**SOURCE RECORDS**
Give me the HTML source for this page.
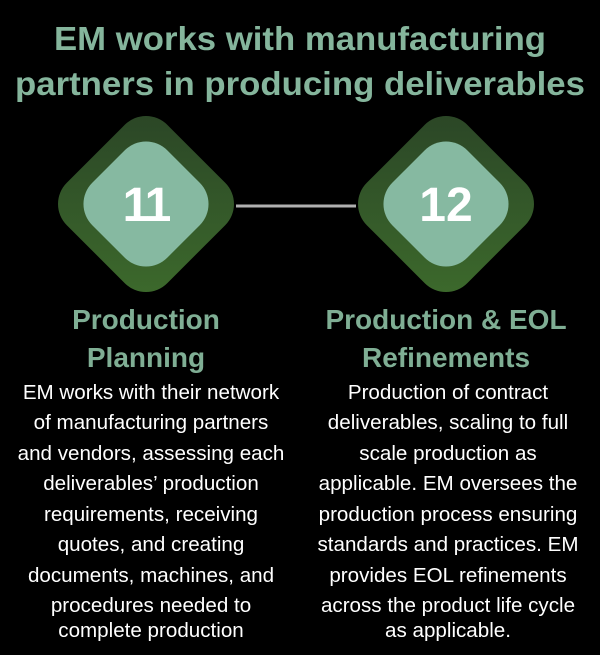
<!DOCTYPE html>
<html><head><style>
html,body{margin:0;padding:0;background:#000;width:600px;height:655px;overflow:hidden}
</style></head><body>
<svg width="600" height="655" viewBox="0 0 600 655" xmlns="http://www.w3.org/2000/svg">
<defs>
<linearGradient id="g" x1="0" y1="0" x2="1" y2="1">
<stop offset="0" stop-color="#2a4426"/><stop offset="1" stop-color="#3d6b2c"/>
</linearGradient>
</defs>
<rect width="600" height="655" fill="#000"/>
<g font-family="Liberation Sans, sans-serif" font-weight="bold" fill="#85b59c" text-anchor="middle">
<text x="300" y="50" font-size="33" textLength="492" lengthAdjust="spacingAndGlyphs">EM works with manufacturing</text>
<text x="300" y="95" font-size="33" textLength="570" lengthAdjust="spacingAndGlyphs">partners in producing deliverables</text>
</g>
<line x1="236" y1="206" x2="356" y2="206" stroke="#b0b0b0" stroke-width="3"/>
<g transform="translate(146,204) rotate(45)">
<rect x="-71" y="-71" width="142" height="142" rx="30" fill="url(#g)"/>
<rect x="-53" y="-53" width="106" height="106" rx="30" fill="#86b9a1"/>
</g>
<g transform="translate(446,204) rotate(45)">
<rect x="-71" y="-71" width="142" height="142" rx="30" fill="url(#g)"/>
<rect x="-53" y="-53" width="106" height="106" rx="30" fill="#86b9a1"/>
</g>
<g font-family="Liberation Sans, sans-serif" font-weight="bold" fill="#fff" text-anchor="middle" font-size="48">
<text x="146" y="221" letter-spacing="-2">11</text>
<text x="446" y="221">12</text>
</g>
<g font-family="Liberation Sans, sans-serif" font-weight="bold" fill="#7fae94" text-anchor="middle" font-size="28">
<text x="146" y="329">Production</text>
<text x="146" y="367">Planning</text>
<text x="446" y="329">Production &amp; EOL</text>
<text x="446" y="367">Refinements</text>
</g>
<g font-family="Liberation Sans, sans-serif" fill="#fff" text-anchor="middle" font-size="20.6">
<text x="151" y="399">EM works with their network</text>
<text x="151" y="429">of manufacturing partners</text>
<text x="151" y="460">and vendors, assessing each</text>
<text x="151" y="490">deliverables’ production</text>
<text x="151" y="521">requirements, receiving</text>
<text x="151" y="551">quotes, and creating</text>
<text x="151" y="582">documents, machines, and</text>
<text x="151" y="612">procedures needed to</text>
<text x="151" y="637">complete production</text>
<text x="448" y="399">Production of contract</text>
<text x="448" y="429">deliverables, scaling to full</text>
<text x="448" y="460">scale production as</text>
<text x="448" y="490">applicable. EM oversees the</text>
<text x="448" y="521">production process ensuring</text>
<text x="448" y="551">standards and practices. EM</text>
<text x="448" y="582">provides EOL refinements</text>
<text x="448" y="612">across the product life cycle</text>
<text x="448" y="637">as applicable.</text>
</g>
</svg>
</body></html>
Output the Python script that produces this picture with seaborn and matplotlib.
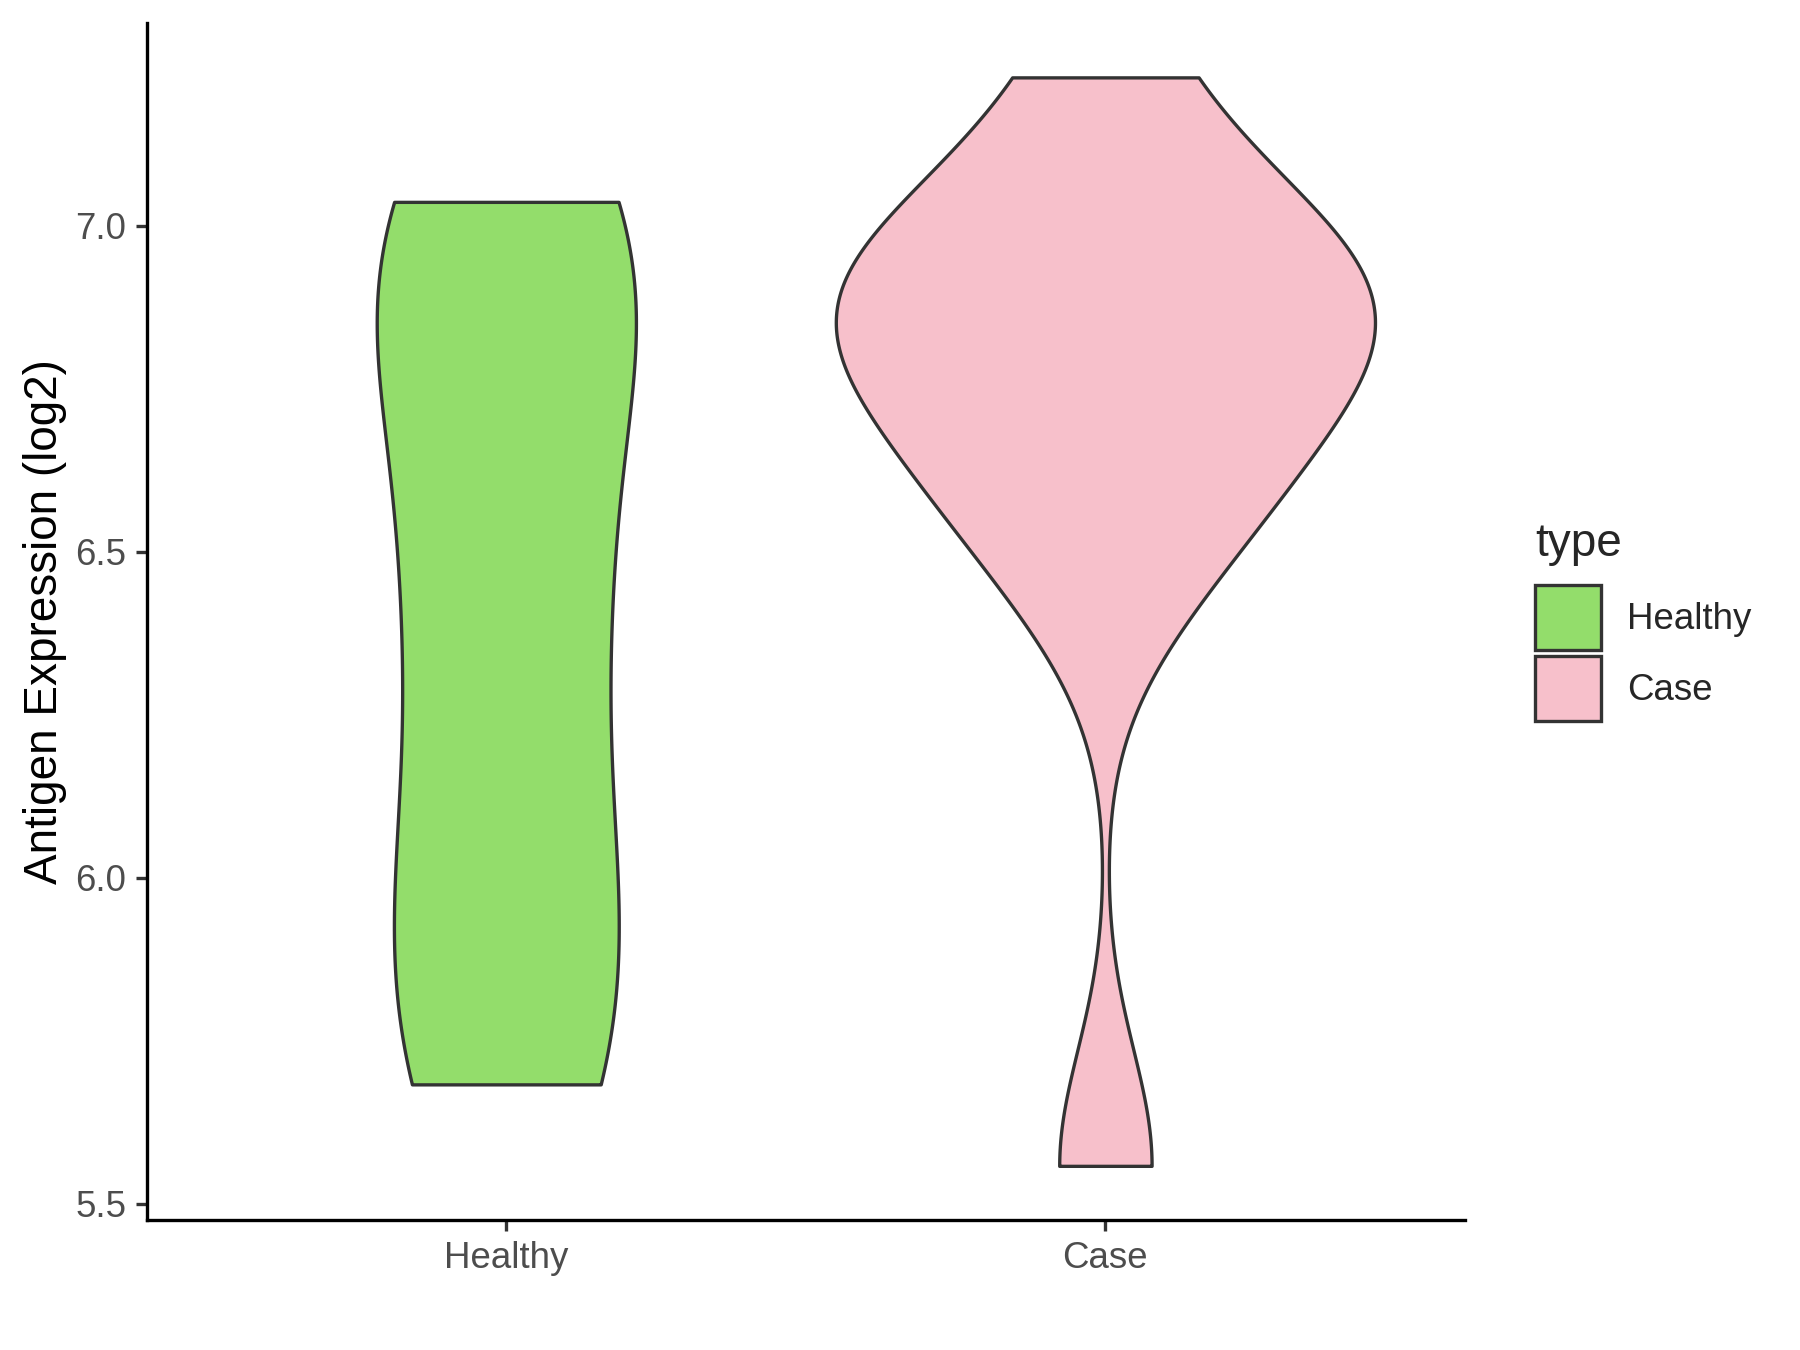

**CHALLENGE**
Write the entries above out in full, exactly, with no images.

**EXERCISE ANSWER**
Give me the HTML source for this page.
<!DOCTYPE html>
<html><head><style>
html,body{margin:0;padding:0;background:#000;width:600px;height:655px;overflow:hidden}
</style></head><body>
<svg width="600" height="655" viewBox="0 0 600 655" xmlns="http://www.w3.org/2000/svg">
<defs>
<linearGradient id="g" x1="0" y1="0" x2="1" y2="1">
<stop offset="0" stop-color="#2a4426"/><stop offset="1" stop-color="#3d6b2c"/>
</linearGradient>
</defs>
<rect width="600" height="655" fill="#000"/>
<g font-family="Liberation Sans, sans-serif" font-weight="bold" fill="#85b59c" text-anchor="middle">
<text x="300" y="50" font-size="33" textLength="492" lengthAdjust="spacingAndGlyphs">EM works with manufacturing</text>
<text x="300" y="95" font-size="33" textLength="570" lengthAdjust="spacingAndGlyphs">partners in producing deliverables</text>
</g>
<line x1="236" y1="206" x2="356" y2="206" stroke="#b0b0b0" stroke-width="3"/>
<g transform="translate(146,204) rotate(45)">
<rect x="-71" y="-71" width="142" height="142" rx="30" fill="url(#g)"/>
<rect x="-53" y="-53" width="106" height="106" rx="30" fill="#86b9a1"/>
</g>
<g transform="translate(446,204) rotate(45)">
<rect x="-71" y="-71" width="142" height="142" rx="30" fill="url(#g)"/>
<rect x="-53" y="-53" width="106" height="106" rx="30" fill="#86b9a1"/>
</g>
<g font-family="Liberation Sans, sans-serif" font-weight="bold" fill="#fff" text-anchor="middle" font-size="48">
<text x="146" y="221" letter-spacing="-2">11</text>
<text x="446" y="221">12</text>
</g>
<g font-family="Liberation Sans, sans-serif" font-weight="bold" fill="#7fae94" text-anchor="middle" font-size="28">
<text x="146" y="329">Production</text>
<text x="146" y="367">Planning</text>
<text x="446" y="329">Production &amp; EOL</text>
<text x="446" y="367">Refinements</text>
</g>
<g font-family="Liberation Sans, sans-serif" fill="#fff" text-anchor="middle" font-size="20.6">
<text x="151" y="399">EM works with their network</text>
<text x="151" y="429">of manufacturing partners</text>
<text x="151" y="460">and vendors, assessing each</text>
<text x="151" y="490">deliverables’ production</text>
<text x="151" y="521">requirements, receiving</text>
<text x="151" y="551">quotes, and creating</text>
<text x="151" y="582">documents, machines, and</text>
<text x="151" y="612">procedures needed to</text>
<text x="151" y="637">complete production</text>
<text x="448" y="399">Production of contract</text>
<text x="448" y="429">deliverables, scaling to full</text>
<text x="448" y="460">scale production as</text>
<text x="448" y="490">applicable. EM oversees the</text>
<text x="448" y="521">production process ensuring</text>
<text x="448" y="551">standards and practices. EM</text>
<text x="448" y="582">provides EOL refinements</text>
<text x="448" y="612">across the product life cycle</text>
<text x="448" y="637">as applicable.</text>
</g>
</svg>
</body></html>
Output the Python script that produces this picture with seaborn and matplotlib.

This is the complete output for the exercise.